US POINTER, a healthy lifestyle intervention, helped participants improve blood pressure regulation of blood flow to the brain, reduced sleep apnea respiratory events, and increased cognitive resilience for adults at risk of cognitive decline. That is according to new data reported at CTAD 2025 in San Diego in December.
US POINTER is a two-year self-guided or structured lifestyle intervention program emphasizing cognitive exercise, physical exercise, health monitoring and nutrition. Three ancillary studies funded by NIH’s National Institute on Aging (NIA), POINTER-zzz, POINTER-NV and POINTER-Neuroimaging provided data about the program. A fourth ancillary study, the POINTER-Microbiome Study, which presented a poster at CTAD 2025, will report more fully at a later date.
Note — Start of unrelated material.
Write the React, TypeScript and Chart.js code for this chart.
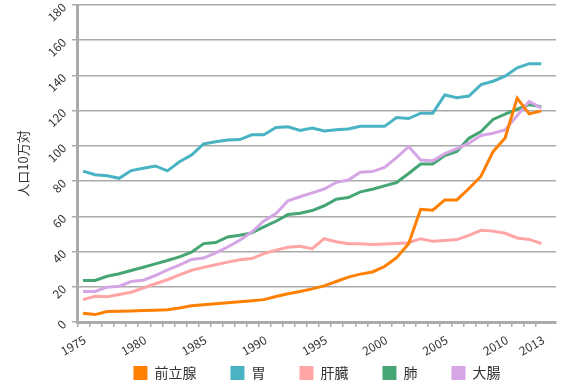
import React, { useEffect, useRef } from 'react';
import { Chart, registerables } from 'chart.js';

Chart.register(...registerables);

const years = [
  1975, 1976, 1977, 1978, 1979, 1980, 1981, 1982, 1983, 1984,
  1985, 1986, 1987, 1988, 1989, 1990, 1991, 1992, 1993, 1994,
  1995, 1996, 1997, 1998, 1999, 2000, 2001, 2002, 2003, 2004,
  2005, 2006, 2007, 2008, 2009, 2010, 2011, 2012, 2013,
];

const prostate = [
  5.0, 4.2, 5.9, 6.1, 6.3, 6.5, 6.7, 7.0, 8.0, 9.2,
  9.8, 10.3, 10.9, 11.5, 12.0, 12.7, 14.5, 16.0, 17.3, 18.8,
  20.5, 23.0, 25.5, 27.2, 28.4, 31.5, 36.5, 44.5, 64.0, 63.5,
  69.3, 69.3, 75.8, 82.8, 96.7, 104.5, 127.1, 118.2, 119.9,
];

const stomach = [
  85.7, 83.6, 83.0, 81.6, 86.0, 87.3, 88.6, 85.8, 91.0, 94.8,
  101.1, 102.4, 103.4, 103.6, 106.3, 106.3, 110.4, 110.9, 108.8, 110.2,
  108.5, 109.1, 109.6, 111.1, 111.1, 111.1, 116.1, 115.5, 118.6, 118.6,
  128.9, 127.3, 128.3, 134.8, 136.7, 139.6, 144.3, 146.7, 146.7,
];

const liver = [
  12.7, 14.6, 14.4, 15.6, 16.9, 19.3, 21.7, 24.0, 26.8, 29.4,
  31.0, 32.5, 34.0, 35.3, 36.0, 38.8, 40.8, 42.4, 43.0, 41.6,
  47.3, 45.6, 44.5, 44.5, 44.0, 44.3, 44.6, 45.0, 47.3, 45.8,
  46.3, 46.8, 49.2, 52.1, 51.6, 50.4, 47.7, 46.9, 44.6,
];

const lung = [
  23.6, 23.6, 26.0, 27.4, 29.2, 31.1, 33.0, 34.9, 37.0, 39.6,
  44.5, 45.1, 48.3, 49.3, 50.6, 54.0, 57.2, 61.0, 61.8, 63.3,
  66.0, 69.7, 70.7, 73.9, 75.4, 77.3, 79.2, 84.3, 89.7, 89.7,
  94.5, 96.9, 104.3, 108.1, 115.0, 118.0, 120.8, 123.5, 122.2,
];

const colorectal = [
  17.3, 17.3, 19.8, 20.3, 23.0, 23.7, 26.4, 29.6, 32.3, 35.5,
  36.3, 39.2, 42.6, 46.4, 51.1, 57.4, 61.6, 68.8, 71.1, 73.3,
  75.5, 79.3, 80.6, 85.0, 85.4, 87.8, 93.3, 99.6, 92.0, 91.5,
  95.6, 98.5, 101.5, 105.9, 107.2, 109.1, 117.2, 125.2, 121.5,
];

const seriesNames = ['前立腺', '胃', '肝臓', '肺', '大腸'];
const seriesValues = [prostate, stomach, liver, lung, colorectal];
const seriesColors = ['#ff8000', '#4ab3c3', '#ffa5a5', '#45a674', '#d5a5e5'];
const seriesOrder = [0, 2, 3, 4, 1];

const xTickLabels = [1975, 1980, 1985, 1990, 1995, 2000, 2005, 2010, 2013];
const yMin = 0;
const yMax = 180;
const yStep = 20;

const xMin = 1974.58;
const xMax = 2014.22;
const LABEL_SHIFT = 0.75;

const FONT = "'Noto Sans CJK JP', 'Noto Sans', sans-serif";
const TEXT = '#333333';
const GRID = '#aaaaaa';

export default function App() {
  const canvasRef = useRef<HTMLCanvasElement | null>(null);

  useEffect(() => {
    if (!canvasRef.current) return;
    Chart.defaults.font.family = FONT;
    const datasets = seriesNames.map((name, s) => ({
      label: name,
      data: years.map((yr, i) => ({ x: yr, y: seriesValues[s][i] })),
      borderColor: seriesColors[s],
      backgroundColor: seriesColors[s],
      borderWidth: 3,
      pointRadius: 0,
      pointHoverRadius: 0,
      fill: false,
      tension: 0,
      order: seriesOrder[s],
    }));

    const chart = new Chart(canvasRef.current, {
      type: 'line',
      data: { datasets },
      options: {
        animation: false,
        responsive: true,
        maintainAspectRatio: false,
        layout: { padding: { top: 0, right: 14, left: 15, bottom: -10 } },
        plugins: {
          tooltip: { enabled: false },
          legend: {
            position: 'bottom',
            fullSize: false,
            labels: {
              boxWidth: 14,
              boxHeight: 14,
              padding: 34,
              color: TEXT,
              font: { size: 14, family: FONT },
              generateLabels: (c: any) =>
                Chart.defaults.plugins.legend.labels
                  .generateLabels(c)
                  .map((l: any) => ({ ...l, lineWidth: 0 }))
                  .sort((a: any, b: any) => a.datasetIndex - b.datasetIndex),
            },
          },
        },
        scales: {
          x: {
            type: 'linear',
            position: 'bottom',
            min: xMin,
            max: xMax,
            afterBuildTicks: (axis: any) => {
              axis.ticks = years.map((yr) => ({ value: yr - 0.42 }));
            },
            afterFit: (axis: any) => {
              axis.height = 10;
            },
            ticks: { display: false },
            grid: {
              drawOnChartArea: false,
              drawTicks: true,
              tickLength: 5,
              color: GRID,
              lineWidth: 1.5,
            },
            border: { color: GRID, width: 3 },
          },
          xl: {
            type: 'linear',
            position: 'bottom',
            min: xMin,
            max: xMax,
            afterBuildTicks: (axis: any) => {
              axis.ticks = xTickLabels.map((v) => ({ value: v + LABEL_SHIFT }));
            },
            afterFit: (axis: any) => {
              axis.height = 0;
            },
            ticks: {
              autoSkip: false,
              mirror: true,
              minRotation: 30,
              maxRotation: 30,
              padding: -13,
              color: TEXT,
              font: { size: 12, family: FONT },
              callback: (v: any) => String(Math.round(Number(v) - LABEL_SHIFT)),
            },
            grid: { display: false },
            border: { display: false },
          },
          y: {
            type: 'linear',
            min: yMin,
            max: yMax,
            afterFit: (axis: any) => {
              axis.paddingTop = 5;
              axis.paddingBottom = 0;
            },
            ticks: {
              stepSize: yStep,
              minRotation: 45,
              maxRotation: 45,
              padding: 8,
              color: TEXT,
              font: { size: 12, family: FONT },
            },
            grid: { color: GRID, lineWidth: 1.5, tickLength: 6 },
            border: { color: GRID, width: 3 },
            title: {
              display: true,
              text: '人口10万対',
              color: TEXT,
              font: { size: 13, family: FONT },
              padding: { top: 0, bottom: 1 },
            },
          },
        },
      },
    });
    return () => chart.destroy();
  }, []);

  return (
    <div style={{ position: 'fixed', left: 0, top: 0, width: 570, height: 380 }}>
      <canvas ref={canvasRef} />
    </div>
  );
}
“These studies tell us that the US POINTER lifestyle intervention with structured support has substantial and significant health benefits beyond improving cognition — and the benefits are in areas known to lower risk of cognitive decline and dementia,” said Maria C. Carrillo, PhD, Alzheimer’s Association chief science officer and medical affairs lead. “This positive relationship may multiply the beneficial impact of closely adhering to the structured U.S. POINTER ‘recipe.’”
One of the three studies, the POINTER-zzz study, analyzed whether lifestyle changes might improve sleep quality in a subset of 780 adults who participated in the US POINTER clinical trial. Respiratory disturbances from sleep apnea declined by 1 to 2 events per hour of sleep for study participants in the structured intervention versus those in the self-guided group.
Another study, the POINTER-NV study, examined 491 parent trial participants who completed comprehensive testing of vascular health at baseline, month 12 and month 24. Researchers reported significant benefits from structured intervention on the cardiovascular system and its ability to respond to sudden changes in blood pressure, compared to the self-guided group. The structured intervention also improved several measures of blood-vessel health in the body’s largest artery and the main arteries supplying the brain.
The third study, POINTER-Neuroimaging, explored how lifestyle interventions affect biological markers of Alzheimer’s and dementia in the brain. It used MRI and Aβ and tau positron emission tomography (PET) imaging among 50% of the parent trial participants. Results showed that people in the study with certain Alzheimer’s-related brain changes had greater cognitive benefits from the structured lifestyle intervention than those with these brain changes in the self-guided group.